Material for the task:
····················
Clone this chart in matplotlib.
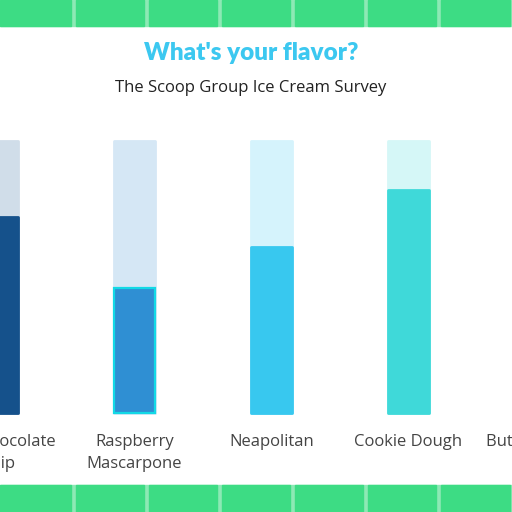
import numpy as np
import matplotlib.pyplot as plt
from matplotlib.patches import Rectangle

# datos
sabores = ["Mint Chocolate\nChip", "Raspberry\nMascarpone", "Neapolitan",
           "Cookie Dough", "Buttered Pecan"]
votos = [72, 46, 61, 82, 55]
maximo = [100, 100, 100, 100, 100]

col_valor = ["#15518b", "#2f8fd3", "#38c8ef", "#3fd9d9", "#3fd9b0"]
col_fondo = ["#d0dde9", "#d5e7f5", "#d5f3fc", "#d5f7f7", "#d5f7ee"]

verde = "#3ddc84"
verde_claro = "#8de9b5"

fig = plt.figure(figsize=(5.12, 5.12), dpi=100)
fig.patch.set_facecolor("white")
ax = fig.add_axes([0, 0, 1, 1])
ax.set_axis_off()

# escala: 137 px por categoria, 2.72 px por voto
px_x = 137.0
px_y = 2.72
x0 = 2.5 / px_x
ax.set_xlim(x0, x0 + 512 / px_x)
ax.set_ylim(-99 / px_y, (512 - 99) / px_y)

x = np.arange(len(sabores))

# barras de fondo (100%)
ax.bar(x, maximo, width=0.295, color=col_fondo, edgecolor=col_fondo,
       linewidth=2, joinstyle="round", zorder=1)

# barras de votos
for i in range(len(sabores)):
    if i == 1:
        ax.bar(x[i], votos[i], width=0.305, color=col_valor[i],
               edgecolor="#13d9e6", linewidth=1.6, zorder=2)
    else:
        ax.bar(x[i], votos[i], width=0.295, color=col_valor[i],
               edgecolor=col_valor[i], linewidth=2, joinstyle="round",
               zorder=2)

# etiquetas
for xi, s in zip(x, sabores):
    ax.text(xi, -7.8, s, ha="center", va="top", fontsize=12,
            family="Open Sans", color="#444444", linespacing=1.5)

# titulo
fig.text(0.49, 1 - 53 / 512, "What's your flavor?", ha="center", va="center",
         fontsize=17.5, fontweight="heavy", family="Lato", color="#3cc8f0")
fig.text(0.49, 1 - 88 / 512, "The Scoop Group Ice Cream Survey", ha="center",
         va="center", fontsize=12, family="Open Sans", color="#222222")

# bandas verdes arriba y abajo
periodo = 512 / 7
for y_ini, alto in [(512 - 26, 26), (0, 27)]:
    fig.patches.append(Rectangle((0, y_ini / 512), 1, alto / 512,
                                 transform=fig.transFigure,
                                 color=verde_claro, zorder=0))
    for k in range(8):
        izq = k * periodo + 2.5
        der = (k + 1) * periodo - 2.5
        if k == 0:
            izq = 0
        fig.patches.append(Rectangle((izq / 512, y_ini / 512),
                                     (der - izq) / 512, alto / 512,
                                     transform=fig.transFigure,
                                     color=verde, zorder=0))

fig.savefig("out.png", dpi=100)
····················
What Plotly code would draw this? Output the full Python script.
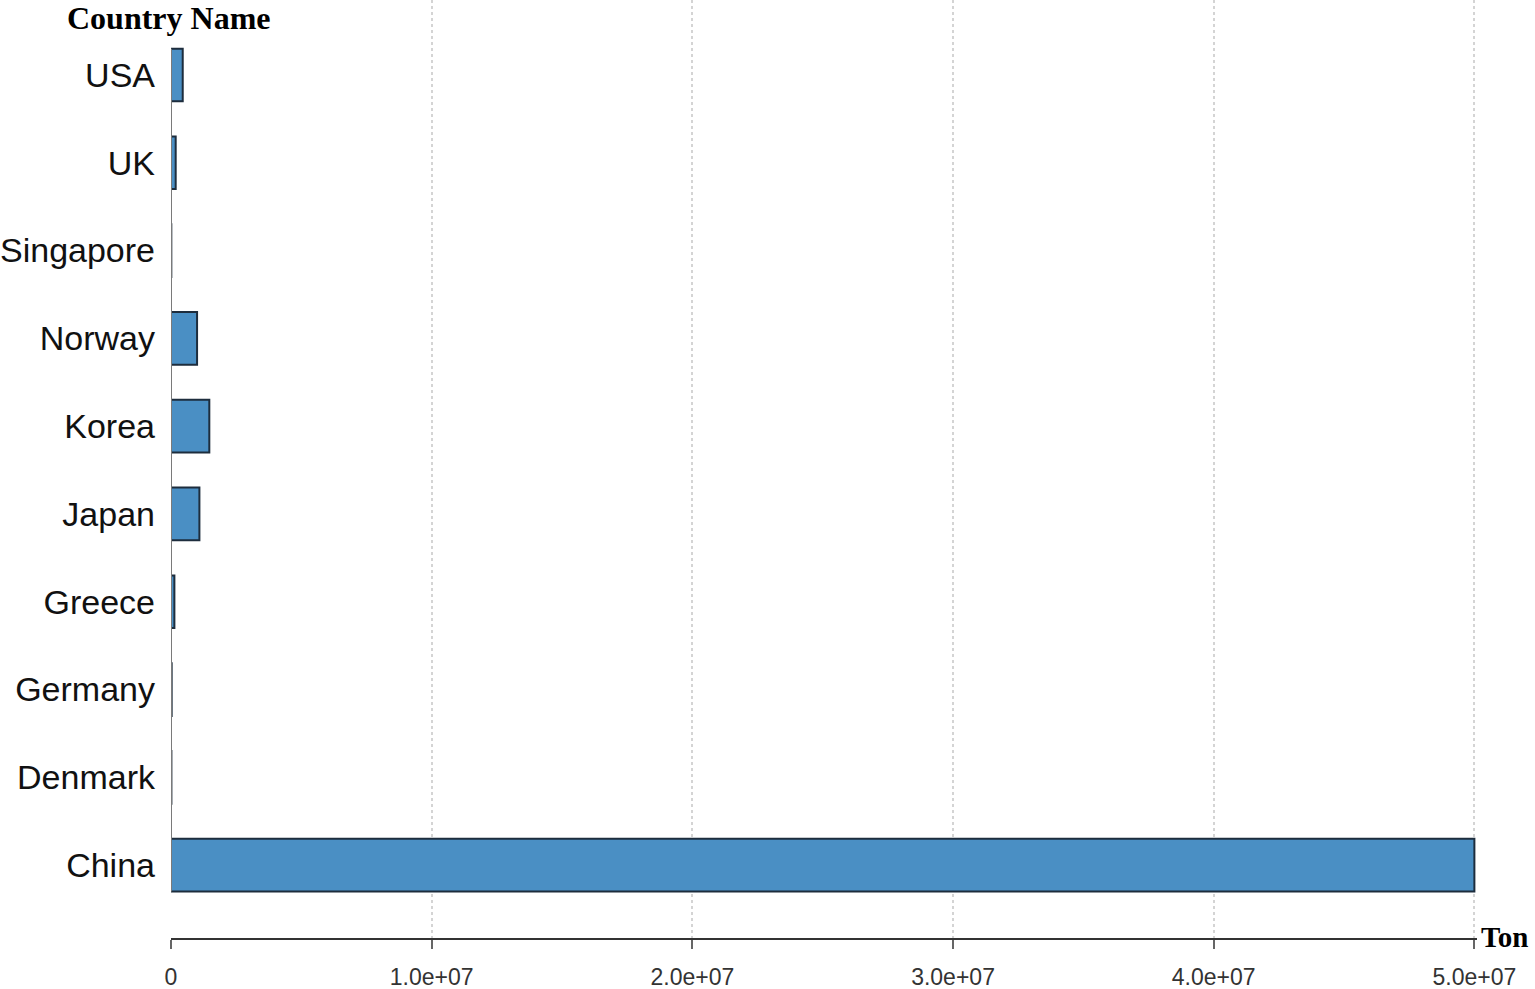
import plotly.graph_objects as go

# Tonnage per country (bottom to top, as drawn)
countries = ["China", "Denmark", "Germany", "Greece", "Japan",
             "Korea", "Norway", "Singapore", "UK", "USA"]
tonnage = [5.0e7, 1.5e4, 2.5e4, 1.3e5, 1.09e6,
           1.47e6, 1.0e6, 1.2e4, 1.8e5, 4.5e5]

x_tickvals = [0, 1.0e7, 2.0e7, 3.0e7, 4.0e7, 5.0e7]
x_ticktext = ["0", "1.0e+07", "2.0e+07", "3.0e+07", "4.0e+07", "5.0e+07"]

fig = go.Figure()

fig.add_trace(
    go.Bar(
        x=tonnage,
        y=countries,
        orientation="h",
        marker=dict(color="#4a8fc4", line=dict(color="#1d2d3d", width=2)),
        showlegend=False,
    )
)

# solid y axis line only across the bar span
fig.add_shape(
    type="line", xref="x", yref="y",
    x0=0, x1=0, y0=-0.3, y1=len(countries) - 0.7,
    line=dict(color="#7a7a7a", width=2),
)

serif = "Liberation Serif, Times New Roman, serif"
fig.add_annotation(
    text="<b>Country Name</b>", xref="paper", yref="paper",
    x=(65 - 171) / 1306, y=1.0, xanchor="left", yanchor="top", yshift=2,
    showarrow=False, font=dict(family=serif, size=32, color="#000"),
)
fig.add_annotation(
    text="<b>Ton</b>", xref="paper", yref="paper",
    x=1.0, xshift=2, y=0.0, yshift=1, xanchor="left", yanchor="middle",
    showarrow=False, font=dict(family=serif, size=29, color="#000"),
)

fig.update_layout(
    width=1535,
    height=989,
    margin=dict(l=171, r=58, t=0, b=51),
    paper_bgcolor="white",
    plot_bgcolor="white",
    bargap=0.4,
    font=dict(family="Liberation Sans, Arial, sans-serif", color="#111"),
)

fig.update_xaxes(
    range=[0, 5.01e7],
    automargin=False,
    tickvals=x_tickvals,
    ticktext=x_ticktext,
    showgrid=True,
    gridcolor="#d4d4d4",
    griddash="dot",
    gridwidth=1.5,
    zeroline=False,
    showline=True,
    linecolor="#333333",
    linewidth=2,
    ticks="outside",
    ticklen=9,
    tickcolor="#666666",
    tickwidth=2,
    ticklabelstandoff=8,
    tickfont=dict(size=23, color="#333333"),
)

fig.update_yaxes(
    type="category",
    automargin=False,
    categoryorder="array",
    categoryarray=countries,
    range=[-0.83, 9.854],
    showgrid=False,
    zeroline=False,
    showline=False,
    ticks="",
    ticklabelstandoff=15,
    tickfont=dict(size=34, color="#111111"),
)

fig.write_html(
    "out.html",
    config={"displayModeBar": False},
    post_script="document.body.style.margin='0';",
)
····················
Task statement:
Leaving out all pictures, set down exactly the lines of the material above, from the line with "Clone this chart in matplotlib." to the line with "ax.set_axis_off()" inclusive, and no others.

Written response:
Clone this chart in matplotlib.
import numpy as np
import matplotlib.pyplot as plt
from matplotlib.patches import Rectangle

# datos
sabores = ["Mint Chocolate\nChip", "Raspberry\nMascarpone", "Neapolitan",
           "Cookie Dough", "Buttered Pecan"]
votos = [72, 46, 61, 82, 55]
maximo = [100, 100, 100, 100, 100]

col_valor = ["#15518b", "#2f8fd3", "#38c8ef", "#3fd9d9", "#3fd9b0"]
col_fondo = ["#d0dde9", "#d5e7f5", "#d5f3fc", "#d5f7f7", "#d5f7ee"]

verde = "#3ddc84"
verde_claro = "#8de9b5"

fig = plt.figure(figsize=(5.12, 5.12), dpi=100)
fig.patch.set_facecolor("white")
ax = fig.add_axes([0, 0, 1, 1])
ax.set_axis_off()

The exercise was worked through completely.